[보고서]전노심 수송계산 코드 nTRACER의 선추적 모듈 최적화

최남재

전노심 수송계산 코드 nTRACER의 선추적 모듈 최적화 원문보기

보고서 정보
주관연구기관	서울대학교 Seoul National University
연구책임자	최남재
보고서유형	최종보고서
발행국가	대한민국
언어	한국어
발행년월	2016-06
과제시작연도	2015
주관부처	미래창조과학부 Ministry of Science, ICT and Future Planning
등록번호	TRKO201700009903
과제고유번호	1711025884
사업명	원자력연구기반확충사업
DB 구축일자	2017-11-04

초록 ▼

nTRACER는 서울대학교 원자로물리연구실에서 개발하고 있는 전노심 직접계산 코드로, 3차원 노심 문제에 대해 반경방향 평면 2차원 MOC와 축방향 1차원 SENM을 3차원 CMFD 가속 체제 하에서 결합하는 방법을 취하고 있다. 이중 MOC의 선추적 계산은 상당한 시간과 자원을 소모하기 때문에 실용적인 3차원 노심 계산을 위해서는 반드시 계산클러스터를 구축해야 하고, 이는 큰 비용이 든다. 따라서 선추적 모듈을 최적화하는 것은 계산 시간과 계산 클러스터 구축비용을 줄이는 데 핵심적이다. 본 연구에서는 nTRACER가 채택하고 있는 Group Major 알고리즘의 효율을 개선하고, OpenMOC에 적용된 Node Major 알고리즘을 새로 nTRACER에 구현하였다. 또한 GPU 병렬계산을 위한 독자적인 선추적 계산 알고리즘을 고안하고 OpenACC를 이용하여 GPU 병렬 선추적 모듈을 개발하였다. 그리고 각 알고리즘의 성능을 비교 분석하여 수렴 속도와 정확성, 캐시 적중률을 위시로 하는 계산 효율 및 GPU 병렬계산 적용성을 종합적으로 고려한 최적의 선추적 알고리즘을 모색하였다.

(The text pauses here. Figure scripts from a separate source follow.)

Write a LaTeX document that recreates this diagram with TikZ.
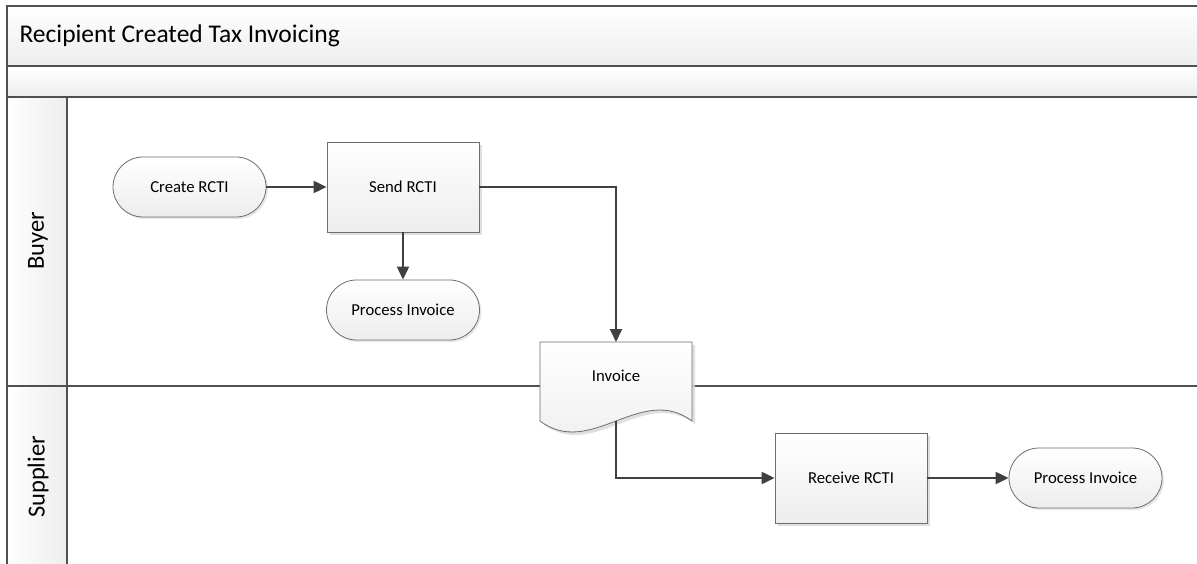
\documentclass[tikz,border=0pt]{standalone}
\usepackage{fontspec}
\setmainfont{Carlito}
\usetikzlibrary{arrows.meta,shapes.misc,calc,shadows}
\definecolor{frameline}{HTML}{505050}
\definecolor{shapeline}{HTML}{6E6E6E}
\definecolor{flowline}{HTML}{404040}
\definecolor{fillbot}{HTML}{EDEDED}
\definecolor{shadowc}{HTML}{D8D8D8}
\tikzset{
  band/.style={draw=frameline, line width=2pt, top color=white, bottom color=fillbot},
  lanehead/.style={draw=frameline, line width=1.5pt, left color=white, right color=fillbot},
  lanetext/.style={font=\fontsize{24.5}{28}\selectfont, rotate=90},
  stadium/.style={rounded rectangle, draw=shapeline, line width=0.8pt,
    top color=white, bottom color=fillbot, minimum width=153pt, minimum height=60pt,
    inner sep=0pt, font=\fontsize{16.7}{20}\selectfont,
    drop shadow={shadow xshift=2pt, shadow yshift=-2pt, fill=shadowc, opacity=0.6}},
  procbox/.style={rectangle, draw=shapeline, line width=0.8pt,
    top color=white, bottom color=fillbot, minimum width=152pt, minimum height=90pt,
    inner sep=0pt, font=\fontsize{16.7}{20}\selectfont,
    drop shadow={shadow xshift=3pt, shadow yshift=-3pt, fill=shadowc, opacity=0.8}},
  flow/.style={draw=flowline, line width=2pt, -{Triangle[length=13pt,width=12pt]}},
}
\begin{document}
\begin{tikzpicture}[x=1pt, y=-1pt]
\useasboundingbox (0,0) rectangle (1197,564);
\begin{scope}
\clip (0,0) rectangle (1197,564);
% pool header and sub-header
\draw[band] (7,6) rectangle (1210,66);
\draw[band] (7,66) rectangle (1210,97);
\node[anchor=west, font=\fontsize{25.5}{30}\selectfont] (title) at (16,36) {Recipient Created Tax Invoicing};
% lanes
\draw[draw=frameline, line width=1.5pt, fill=white] (7,97) rectangle (1210,570);
\draw[draw=frameline, line width=1.5pt] (7,386) -- (1210,386);
\draw[lanehead] (7,97) rectangle (67,386);
\draw[lanehead] (7,386) rectangle (67,570);
\node[lanetext] (buyer) at (38,241) {Buyer};
\node[lanetext] (supplier) at (38,477) {Supplier};
\end{scope}

% buyer lane shapes
\node[stadium] (create) at (189.5,187) {Create RCTI};
\node[procbox] (send) at (403,187) {Send RCTI};
\node[stadium] (procb) at (403,310) {Process Invoice};

% invoice document (wavy bottom)
\fill[shadowc, opacity=0.8] (543,345) -- (695,345) -- (695,424)
  .. controls (644,386) and (594,462) .. (543,424) -- cycle;
\shade[top color=white, bottom color=fillbot, draw=shapeline, line width=0.8pt]
  (540,342) -- (692,342) -- (692,421)
  .. controls (641,383) and (591,459) .. (540,421) -- cycle;
\node[minimum width=152pt, minimum height=70pt, inner sep=0pt,
  font=\fontsize{16.7}{20}\selectfont] (inv) at (616,376) {Invoice};
\coordinate (invtop) at (616,342);
\coordinate (invbot) at (616,421);

% supplier lane shapes
\node[procbox] (recv) at (851,478) {Receive RCTI};
\node[stadium] (procs) at (1085.5,478) {Process Invoice};

% connectors
\draw[flow] (create.east) -- (send.west);
\draw[flow] (send.south) -- (procb.north);
\draw[flow] (send.east) -| (invtop);
\draw[flow] (invbot) |- (recv.west);
\draw[flow] (recv.east) -- (procs.west);
\end{tikzpicture}
\end{document}
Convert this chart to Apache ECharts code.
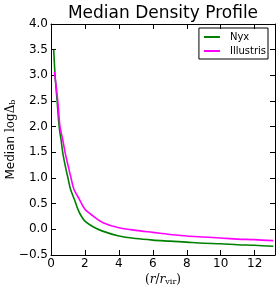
<!DOCTYPE html>
<html><head><meta charset="utf-8">
<script src="https://cdn.jsdelivr.net/npm/echarts@6/dist/echarts.min.js"></script>
<style>html,body{margin:0;padding:0;background:#fff}#c{width:280px;height:289px}</style>
</head><body><div id="c"></div>
<script>
const nyxX = [0.16,0.24,0.36,0.48,0.59,0.69,0.85,1.0,1.15,1.38,1.6,1.8,2.0,2.48,3.0,4.0,5.0,6.0,7.0,8.0,9.0,10.0,11.0,12.0,13.1];
const nyxY = [3.5,3.0,2.5,2.0,1.75,1.5,1.22,1.0,0.78,0.58,0.38,0.25,0.16,0.05,-0.03,-0.13,-0.18,-0.21,-0.23,-0.25,-0.27,-0.28,-0.30,-0.31,-0.33];
const illX = [0.2,0.4,0.53,0.69,0.83,1.0,1.18,1.35,1.68,2.0,2.48,3.07,4.0,5.0,6.0,7.0,8.0,9.0,10.0,11.0,12.0,13.1];
const illY = [3.07,2.5,2.0,1.75,1.5,1.25,1.0,0.78,0.58,0.39,0.26,0.13,0.03,-0.02,-0.06,-0.10,-0.13,-0.15,-0.17,-0.19,-0.20,-0.22];
const seriesNames = ['Nyx','Illustris'];
const xTicks = [0,2,4,6,8,10,12];

const pairs = (xs, ys) => xs.map((x,i)=>[x,ys[i]]);
const fmtY = v => (v<0?'\u2212':'') + Math.abs(v).toFixed(1);
const fmtX = v => xTicks.indexOf(Math.round(v*1000)/1000) >= 0 ? String(v) : '';
const font = 'DejaVu Sans';
const tick = {show:true, inside:true, length:5, lineStyle:{color:'#000', width:1}};
const line = {show:true, onZero:false, lineStyle:{color:'#000', width:1}};

const chart = echarts.init(document.getElementById('c'), null, {renderer:'canvas'});
chart.setOption({
  animation:false,
  backgroundColor:'#fff',
  title:{text:'Median Density Profile', left:158, textAlign:'center', top:0,
    textStyle:{fontFamily:font, fontSize:17, fontWeight:'normal', color:'#000'}},
  legend:{
    data:seriesNames, orient:'vertical', right:12, top:28,
    borderColor:'#000', borderWidth:1, borderRadius:0, padding:[4,2,3,5], itemGap:4,
    itemWidth:16, itemHeight:2, icon:'rect', itemStyle:{borderWidth:0},
    textStyle:{fontFamily:font, fontSize:10, color:'#000', padding:[0,0,0,5]}
  },
  grid:{left:51, right:5, top:24, bottom:34, containLabel:false, outerBoundsMode:'none', show:false},
  xAxis:[{
    type:'value', min:0, max:13.2, interval:2, position:'bottom',
    axisLine:line, axisTick:tick, splitLine:{show:false},
    axisLabel:{fontFamily:font, fontSize:12, color:'#000', margin:3, formatter:fmtX, showMaxLabel:false},
    name:'{p|(}{i|r}{p|/}{i|r}{s|vir}{p|)}', nameLocation:'middle', nameGap:18, nameMoveOverlap:false,
    nameTextStyle:{rich:{
      p:{fontFamily:'DejaVu Serif', fontSize:12, color:'#000'},
      i:{fontFamily:'DejaVu Serif', fontStyle:'italic', fontSize:12, color:'#000'},
      s:{fontFamily:'DejaVu Serif', fontSize:8, color:'#000', padding:[5,0,0,0]}
    }}
  },{
    type:'value', min:0, max:13.2, interval:2, position:'top',
    axisLine:line, axisTick:tick, axisLabel:{show:false}, splitLine:{show:false}
  }],
  yAxis:[{
    type:'value', min:-0.5, max:4, interval:0.5, position:'left',
    axisLine:line, axisTick:tick, splitLine:{show:false},
    axisLabel:{fontFamily:font, fontSize:12, color:'#000', margin:3, formatter:fmtY},
    name:'{a|Median }{b|log}{d|\u0394}{s|b}', nameLocation:'middle', nameGap:34, nameRotate:90, nameMoveOverlap:false,
    nameTextStyle:{rich:{
      a:{fontFamily:font, fontSize:12, color:'#000'},
      b:{fontFamily:'DejaVu Serif', fontSize:12, color:'#000'},
      d:{fontFamily:'DejaVu Serif', fontSize:12, color:'#000'},
      s:{fontFamily:'DejaVu Serif', fontSize:8, color:'#000', padding:[5,0,0,0]}
    }}
  },{
    type:'value', min:-0.5, max:4, interval:0.5, position:'right',
    axisLine:line, axisTick:tick, axisLabel:{show:false}, splitLine:{show:false}
  }],
  series:[
    {name:seriesNames[0], type:'line', data:pairs(nyxX,nyxY), showSymbol:false, smooth:0.3,
     lineStyle:{color:'#008000', width:1.6}, itemStyle:{color:'#008000'}, xAxisIndex:0, yAxisIndex:0},
    {name:seriesNames[1], type:'line', data:pairs(illX,illY), showSymbol:false, smooth:0.3,
     lineStyle:{color:'#ff00ff', width:1.6}, itemStyle:{color:'#ff00ff'}, xAxisIndex:0, yAxisIndex:0}
  ]
});
</script></body></html>
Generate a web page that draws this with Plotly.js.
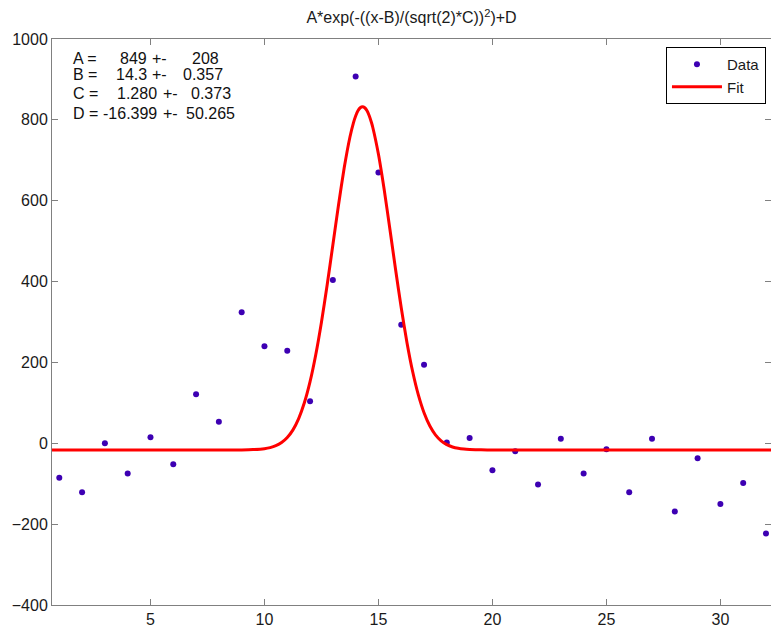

그 결과 수치 계산 성능에서는 Group Major 알고리즘과 Node Major 알고리즘이 의미 있는 차이를 보이지 않았다.
CMFD 가속을 적용하지 않은 순수 MOC 계산에서는 Group Major 알고리즘이 Node Major 알고리즘에 비해 우수한 수렴 속도를 보여주었으나 CMFD 가속 하에서는 문제의 Dominance Ratio와 무관하게 두 알고리즘의 수렴 속도와 정확성에 차이가 나타나지 않았다. 이는 CMFD 가속이 선원 분포를 효과적으로 갱신해주는 역할을 하기 때문으로 판단된다. 실용적인 측면에서 모든 MOC 노심해석 코드는 CMFD 가속을 비롯한 가속기법을 사용하고 nTRACER의 3차원 노심 계산 체제에서도 MOC와 SENM의 결합을 위해 반드시 CMFD 가속을 사용해야 하므로 결과적으로 실용적인 MOC 계산에서는 Group Major 알고리즘과 Node Major 알고리즘의 수치적인 차별성이 없다.

반면 계산 효율에서는 Node Major 알고리즘이 Group Major 알고리즘을 능가했다. Node Major 알고리즘은 모든 계산 결과에서 Group Major 알고리즘보다 빠른 계산 속도를 보여주었다. 기하학적 구조에 따라 효율이 크게 변동하는 모습을 보이긴 했으나, 계산 속도는 기존 nTRACER 알고리즘과 비교해서는 33.8% ∼ 107.3%, 최적화한 Group Major 알고리즘보다도 5.0% ∼ 53.0% 빨랐다. 특히 Node Major 알고리즘의 계산 속도는 에너지군의 수와 비례하여 nTRACER의 47군 계산 체제에 강점이 있었다.

Node Major 알고리즘은 벡터화의 수준이 높아 Group Major 알고리즘보다 GPU 병렬계산 적용성도 우수했다. 다만 독자적으로 고안한 GPU 병렬 알고리즘은 Node Major 알고리즘을 직접 GPU 병렬화한 경우보다 성능이 크게 떨어졌고, 전체적으로 GPU 병렬 선추적 계산은 기대한 효율을 달성하지 못했다. 이 결과는 OpenACC의 지시어 기반 특성에 따른 본질적인 비효율성과 Atomic 명령어에 의한 스레드 직렬화가 절대적인 영향을 미친 것으로 보인다. 따라서 CUDA를 활용하여 GPU 병렬 선추적 계산 모듈을 최적화하고 자료구조를 GPU 상에서 사유화해 Atomic 명령어의 사용 빈도를 줄인다면 높은 효율을 달성할 수 있을 것으로 기대된다.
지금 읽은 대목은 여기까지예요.